Misawa was groomed for stardom from the day he was brought into All Japan by Shohei "Giant" Baba after being successful amateur High School wrestler. He became the second Tiger Mask (under the hood, he wrestled Bret Hart in 1990) before eventually competing under his real name.
Misawa's classics with Toshiaki Kawada and Kenta Kobashi were the stuff of immediate legend, with Japanese photos of the bouts showing hard-hitting still photos that looked more like boxing matches. Then, when you'd see the tapes via trading, you were awe-struck at how intensely athletic and competitive the bouts were. Before hardcore was a buzz word used to promote a certain style, that's what All Japan main events were - a hardcore, physically brutal style of storytelling in professional wrestling that was unlike anything else in the era.
When All Japan Pro Wrestling owner Shohei "Giant" Baba passed away in 1999, issues with Baba's widow, Motoko Baba eventually led to Misawa leading an exodus of most of the core All Japan talents from the company a year later, forming Pro Wrestling NOAH. The biggest hold-out was Toshiaki Kawada but every other major AJPW name at the time jumped. NOAH, almost immediately, became one of the top in-ring products anywhere in the world, with Misawa as one of the key figures in and out of the ring. All Japan was never the same, although it continues to live on under the ownership of Keiji Mutoh.
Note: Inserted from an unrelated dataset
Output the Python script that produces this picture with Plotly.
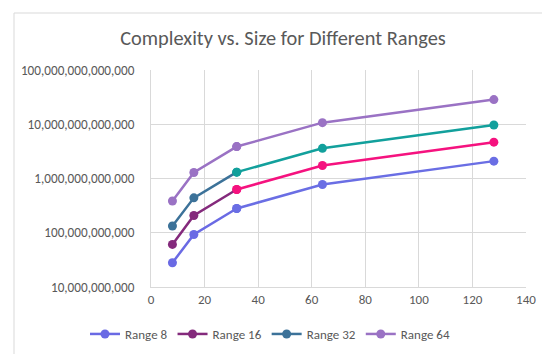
import plotly.graph_objects as go

sizes = [8, 16, 32, 64, 128]
series_names = ["Range 8", "Range 16", "Range 32", "Range 64"]
range8 = [2.8e10, 9.3e10, 2.8e11, 7.75e11, 2.09e12]
range16 = [6.1e10, 2.08e11, 6.27e11, 1.74e12, 4.68e12]
range32 = [1.33e11, 4.4e11, 1.31e12, 3.6e12, 9.7e12]
range64 = [3.84e11, 1.29e12, 3.88e12, 1.07e13, 2.85e13]
series_values = [range8, range16, range32, range64]

dark_colors = ["#6a6ae4", "#842a7c", "#3c7299", "#9a72c4"]
bright_colors = ["#6a6ee4", "#f5127f", "#12a09c", "#9a72c4"]

ytick_vals = [1e10, 1e11, 1e12, 1e13, 1e14]
ytick_text = ["10,000,000,000", "100,000,000,000", "1,000,000,000,000",
              "10,000,000,000,000", "100,000,000,000,000"]

FONT = "Carlito, Calibri, Lato, sans-serif"
fig = go.Figure()
split = 2
for name, vals, dc, bc in zip(series_names, series_values, dark_colors, bright_colors):
    fig.add_trace(go.Scatter(
        x=sizes[split:], y=vals[split:], mode="lines+markers", name=name,
        line=dict(color=bc, width=2.5), marker=dict(color=bc, size=9),
        showlegend=False, legendgroup=name))
for name, vals, dc, bc in zip(series_names, series_values, dark_colors, bright_colors):
    fig.add_trace(go.Scatter(
        x=sizes[:split + 1], y=vals[:split + 1], mode="lines+markers", name=name,
        line=dict(color=dc, width=2.5),
        marker=dict(color=[dc, dc, bc], size=9),
        legendgroup=name))

fig.update_layout(
    width=550, height=354,
    paper_bgcolor="white", plot_bgcolor="white",
    margin=dict(l=143, r=32, t=62, b=75),
    font=dict(family=FONT, color="#595959", size=12),
    title=dict(text="Complexity vs. Size for Different Ranges",
               x=0.5, xref="container", xanchor="center",
               y=1 - 30 / 354, yref="container", yanchor="middle",
               font=dict(size=20.4, color="#595959", family=FONT)),
    legend=dict(orientation="h", x=262 / 550, xref="container", xanchor="center",
                y=1 - 326 / 354, yref="container", yanchor="middle",
                font=dict(size=13, color="#595959"), traceorder="normal",
                itemwidth=30),
    xaxis=dict(range=[0, 140], dtick=20, tick0=0, showgrid=True,
               gridcolor="#d9d9d9", gridwidth=1, zeroline=False,
               showline=True, linecolor="#d9d9d9", ticks="",
               automargin=False,
               tickfont=dict(size=13, color="#595959")),
    yaxis=dict(type="log", range=[10, 14], tickvals=ytick_vals, ticktext=ytick_text,
               showgrid=True, gridcolor="#d9d9d9", gridwidth=1, zeroline=False,
               showline=True, linecolor="#d9d9d9", ticks="",
               ticklabelstandoff=13, automargin=False,
               tickfont=dict(size=13.2, color="#595959")),
    shapes=[dict(type="rect", xref="paper", yref="paper",
                 x0=(6 - 143) / 375, x1=(545 - 143) / 375,
                 y0=(279 - 349) / 217, y1=(279 - 5) / 217,
                 line=dict(color="#d9d9d9", width=1), fillcolor="rgba(0,0,0,0)",
                 layer="below")],
)

fig.write_html("out.html")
Stateside, Misawa made very few trips to the United States to perform, working a pair of shows for Ring of Honor and Harley Race's WLW last year as well as appearing for California's Pro Wrestling Iron, an American satellite promotion for NOAH a few years prior run by Mike Modest and Donovan Morgan.
In Japan, Misawa was one of the all-time greatest in-ring performers and in many ways, was still carrying the torch for the style that Baba and All Japan, in their prime, excelled at. He wasn't in his prime shape anymore and physically, was beaten down by the punishment he put his body through, but when needed, could still perform at an incredible level in comparison to others half his age.
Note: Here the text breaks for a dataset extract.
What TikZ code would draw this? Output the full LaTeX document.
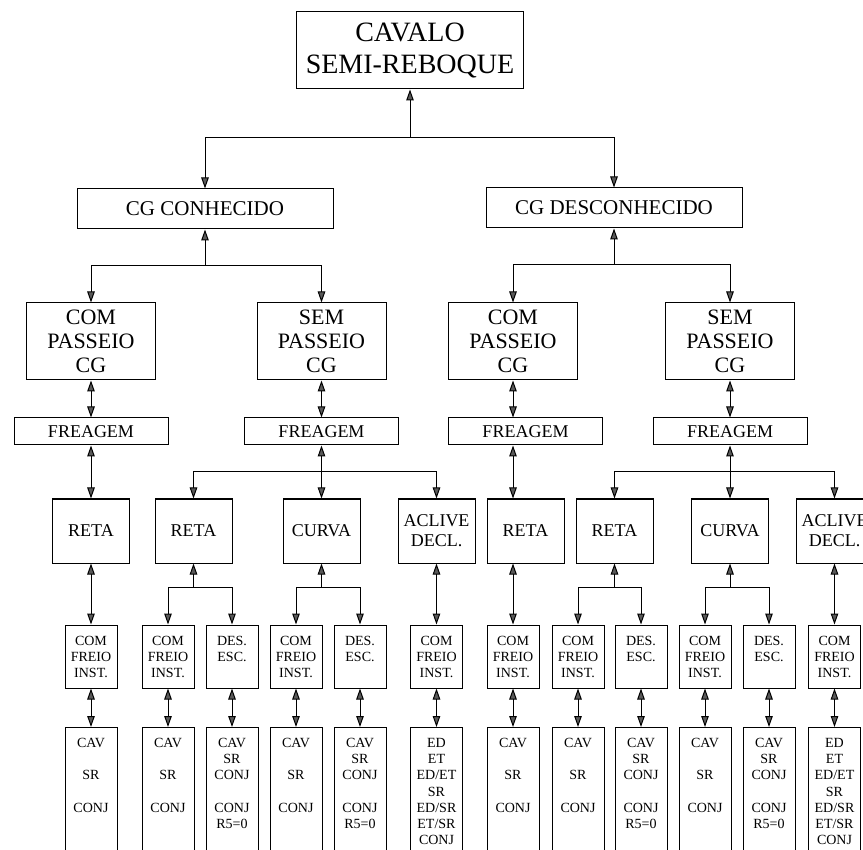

I can't even begin to express what an awesome performer Misawa in his prime was. In many ways, the style that he, Kenta Kobashi and Toshiaki Kawada, among others, popularized in the United States via tape traders helped inspire the entire "strong style" phase of wrestling on the independent level of the United States. It's impossible to even access the influence his work had on the entire wrestling industry.
To read a translated version of a Yomuri Online report, click here.
Our deepest condolences go out to Misawa's family, friends and fans on a truly sad day for this business.